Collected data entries
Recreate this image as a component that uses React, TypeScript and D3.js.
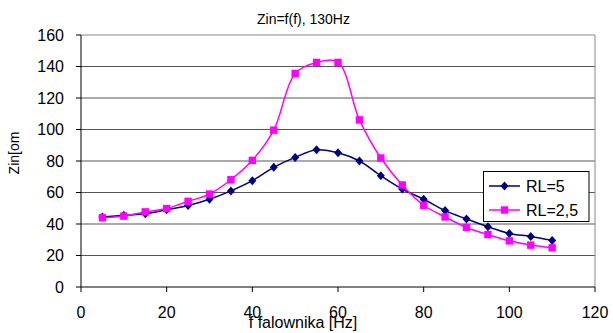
import React from "react";
import * as d3 from "d3";

const freq = [5, 10, 15, 20, 25, 30, 35, 40, 45, 50, 55, 60, 65, 70, 75, 80, 85, 90, 95, 100, 105, 110];
const rl5 = [44.5, 45.5, 46.5, 49, 51.7, 55.7, 61, 67.5, 76, 82.3, 87.1, 85.2, 80, 70.7, 62.2, 55.7, 48.5, 43.2, 38.2, 34, 32.1, 29.6];
const rl25 = [44, 45, 47.7, 49.8, 54.4, 59, 68.1, 80.4, 99.6, 135.6, 142.6, 142.6, 106.1, 81.9, 64.8, 51.9, 44.5, 37.8, 33.3, 29.3, 26.6, 24.9];
const xTicks = [0, 20, 40, 60, 80, 100, 120];
const yTicks = [0, 20, 40, 60, 80, 100, 120, 140, 160];
const seriesNames = ["RL=5", "RL=2,5"];
const title = "Zin=f(f), 130Hz";
const xTitle = "f falownika [Hz]";
const yTitle = "Zin[om";

const W = 613, H = 333;
const L = 81, R = 595, T = 35, B = 287;
const FONT = "'Liberation Sans', Arial, sans-serif";

export default function App() {
  const x = d3.scaleLinear().domain([0, 120]).range([L, R]);
  const y = d3.scaleLinear().domain([0, 160]).range([B, T]);
  const line = d3
    .line<number>()
    .x((_, i) => x(freq[i]))
    .y((d) => y(d))
    .curve(d3.curveCatmullRom.alpha(0.5));

  const diamond = (cx: number, cy: number, key: string | number) => (
    <path key={key} d={`M${cx},${cy - 4.5}L${cx + 4},${cy}L${cx},${cy + 4.5}L${cx - 4},${cy}Z`} fill="#000080" />
  );
  const square = (cx: number, cy: number, key: string | number) => (
    <rect key={key} x={cx - 3.7} y={cy - 3.7} width={7.4} height={7.4} fill="#FF00FF" />
  );

  return (
    <svg width={W} height={H} style={{ position: "absolute", left: 0, top: 0, background: "#fff" }} fontFamily={FONT}>
      <rect x={0} y={0} width={W} height={H} fill="#fff" />
      {/* gridlines */}
      {yTicks.filter((t) => t > 0 && t < 160).map((t) => (
        <line key={t} x1={L} x2={R} y1={y(t)} y2={y(t)} stroke="#555" strokeWidth={1} />
      ))}
      {/* plot border */}
      <line x1={L} x2={R} y1={T} y2={T} stroke="#888" strokeWidth={1} />
      <line x1={R} x2={R} y1={T} y2={B} stroke="#888" strokeWidth={1} />
      {/* axes */}
      <line x1={L} x2={L} y1={T} y2={B} stroke="#000" strokeWidth={1} />
      <line x1={L} x2={R} y1={B} y2={B} stroke="#000" strokeWidth={1} />
      {yTicks.map((t) => (
        <g key={t}>
          <line x1={L - 5} x2={L} y1={y(t)} y2={y(t)} stroke="#000" />
          <text x={64} y={y(t)} dy="0.36em" textAnchor="end" fontSize={16} fill="#000">{t}</text>
        </g>
      ))}
      {xTicks.map((t) => (
        <g key={t}>
          <line x1={x(t)} x2={x(t)} y1={B} y2={B + 5} stroke="#000" />
          <text x={x(t)} y={318} textAnchor="middle" fontSize={16} fill="#000">{t}</text>
        </g>
      ))}
      {/* series */}
      <path d={line(rl5) || ""} fill="none" stroke="#000080" strokeWidth={1.5} />
      {rl5.map((v, i) => diamond(x(freq[i]), y(v), "d" + i))}
      <path d={line(rl25) || ""} fill="none" stroke="#FF00FF" strokeWidth={1.5} />
      {rl25.map((v, i) => square(x(freq[i]), y(v), "s" + i))}
      {/* titles */}
      <text x={303.5} y={24} textAnchor="middle" fontSize={14} fill="#000">{title}</text>
      <text x={303} y={328} textAnchor="middle" fontSize={16} fill="#000">{xTitle}</text>
      <text transform="translate(18.5,153) rotate(-90)" textAnchor="middle" fontSize={14} fill="#000">{yTitle}</text>
      {/* legend */}
      <rect x={483.5} y={171.5} width={105.5} height={50} fill="#fff" stroke="#000" strokeWidth={1} />
      <line x1={489} x2={520} y1={186} y2={186} stroke="#000080" strokeWidth={1.5} />
      {diamond(504.5, 186, "ld")}
      <text x={526} y={186} dy="0.36em" fontSize={16} fill="#000">{seriesNames[0]}</text>
      <line x1={489} x2={520} y1={210} y2={210} stroke="#FF00FF" strokeWidth={1.5} />
      {square(504.5, 210, "ls")}
      <text x={526} y={210} dy="0.36em" fontSize={16} fill="#000">{seriesNames[1]}</text>
    </svg>
  );
}
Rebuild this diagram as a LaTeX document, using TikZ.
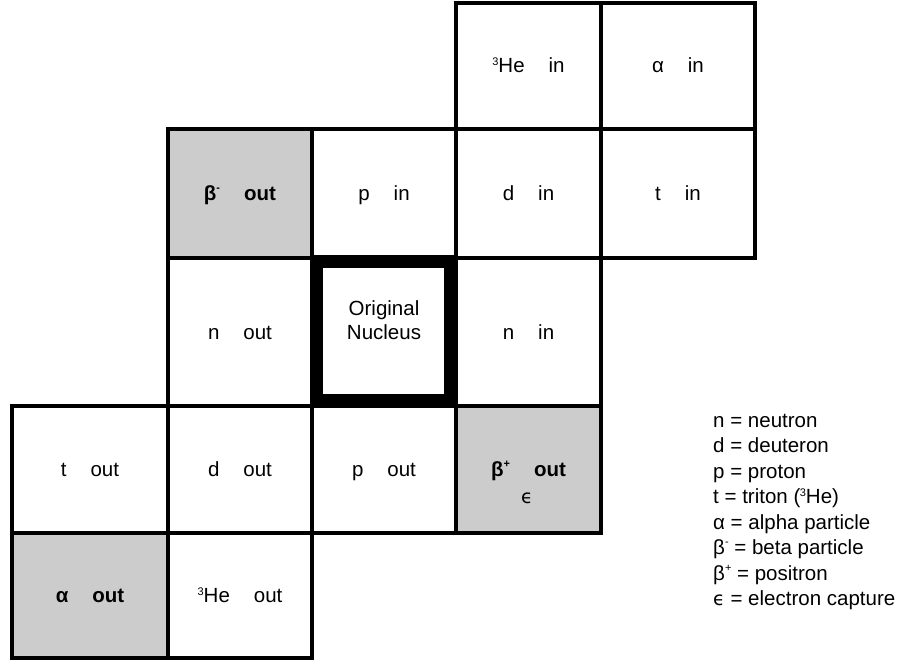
\documentclass[tikz,border=0pt]{standalone}
\usepackage{fontspec}
\setmainfont{Liberation Sans}
\newfontfamily\dejavu{DejaVu Sans}
\newcommand\supnum[1]{\raisebox{7pt}{\fontsize{11}{11}\selectfont #1}}
\newcommand\supsign[1]{\raisebox{9pt}{\fontsize{11}{11}\selectfont #1}}
\newcommand\epsl{{\dejavu\fontsize{19}{20}\selectfont\symbol{"03F5}}}
\newcommand\gap{\hspace{24pt}}
\definecolor{shade}{HTML}{CCCCCC}
\tikzset{
  cell/.style={draw=black, line width=4pt, inner sep=0pt, fill=white,
    font=\fontsize{20.5}{25.5}\selectfont, text height=16pt, text depth=2pt},
  graycell/.style={cell, fill=shade, font=\fontsize{20.5}{25.5}\selectfont\bfseries},
  txt/.style={inner sep=0pt, font=\fontsize{20.5}{24.5}\selectfont, align=center},
  lbl/.style={anchor=base west, inner sep=0pt, font=\fontsize{20.5}{25.5}\selectfont},
  nucframe/.style={draw=black, line width=13pt, inner sep=0pt, fill=none},
}
\begin{document}
\begin{tikzpicture}[x=1pt,y=-1pt]
\useasboundingbox (0,0) rectangle (902,660);
% row 0
\node[cell, minimum width=145, minimum height=126] (hein) at (528.5,66) {\supnum{3}He\gap in};
\node[cell, minimum width=154, minimum height=126] (ain) at (678,66) {α\gap in};
% row 1
\node[graycell, minimum width=144, minimum height=129] (bmout) at (240,193.5) {β\supsign{-}\gap out};
\node[cell, minimum width=144, minimum height=129] (pin) at (384,193.5) {p\gap in};
\node[cell, minimum width=145, minimum height=129] (din) at (528.5,193.5) {d\gap in};
\node[cell, minimum width=154, minimum height=129] (tin) at (678,193.5) {t\gap in};
% row 2
\node[cell, minimum width=144, minimum height=148] (nout) at (240,332) {n\gap out};
\node[cell, minimum width=144, minimum height=148] (orig) at (384,332) {};
\node[cell, minimum width=145, minimum height=148] (nin) at (528.5,332) {n\gap in};
% row 3
\node[cell, minimum width=156, minimum height=127] (tout) at (90,469.5) {t\gap out};
\node[cell, minimum width=144, minimum height=127] (dout) at (240,469.5) {d\gap out};
\node[cell, minimum width=144, minimum height=127] (pout) at (384,469.5) {p\gap out};
\node[graycell, minimum width=145, minimum height=127] (bpout) at (528.5,469.5) {β\supsign{+}\gap out};
\node[txt] (ec) at (527,498) {\epsl};
% row 4
\node[graycell, minimum width=156, minimum height=125] (aout) at (90,595.5) {α\gap out};
\node[cell, minimum width=144, minimum height=125] (heout) at (240,595.5) {\supnum{3}He\gap out};
% original nucleus
\node[nucframe, minimum width=134, minimum height=138] (frame) at (383.5,331) {};
\node[txt] (origtxt) at (384,320) {Original\\Nucleus};
% legend
\node[lbl] (l1) at (713,427) {n = neutron};
\node[lbl] (l2) at (713,452.5) {d = deuteron};
\node[lbl] (l3) at (713,478) {p = proton};
\node[lbl] (l4) at (713,503.5) {t = triton (\kern-0.5pt\supnum{3}He)};
\node[lbl] (l5) at (713,529) {α = alpha particle};
\node[lbl] (l6) at (713,554.5) {β\supsign{-} = beta particle};
\node[lbl] (l7) at (713,580) {β\supsign{+} = positron};
\node[lbl] (l8) at (713,605.5) {\epsl{} = electron capture};
\end{tikzpicture}
\end{document}
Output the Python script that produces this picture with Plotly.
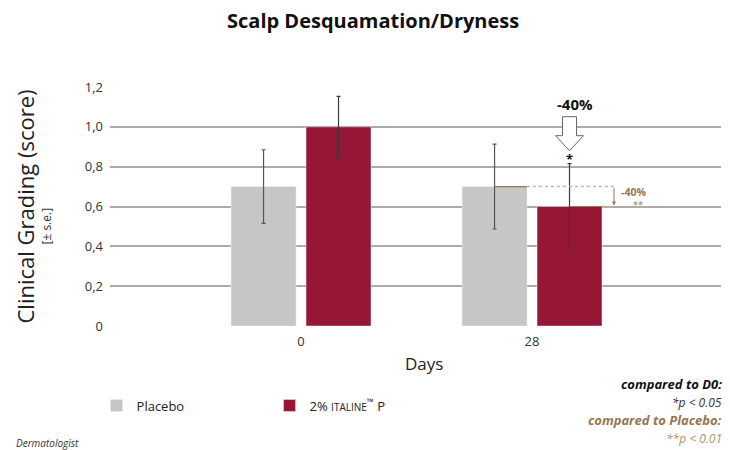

Aim of the exercise: Begin at the top of the material above and output each line exactly, stopping after the line that holds "import * as". Leave out pictures.

Solution to this exercise:
Recreate this image as a component that uses React, TypeScript and D3.js.
import React from "react";
import * as d3 from "d3";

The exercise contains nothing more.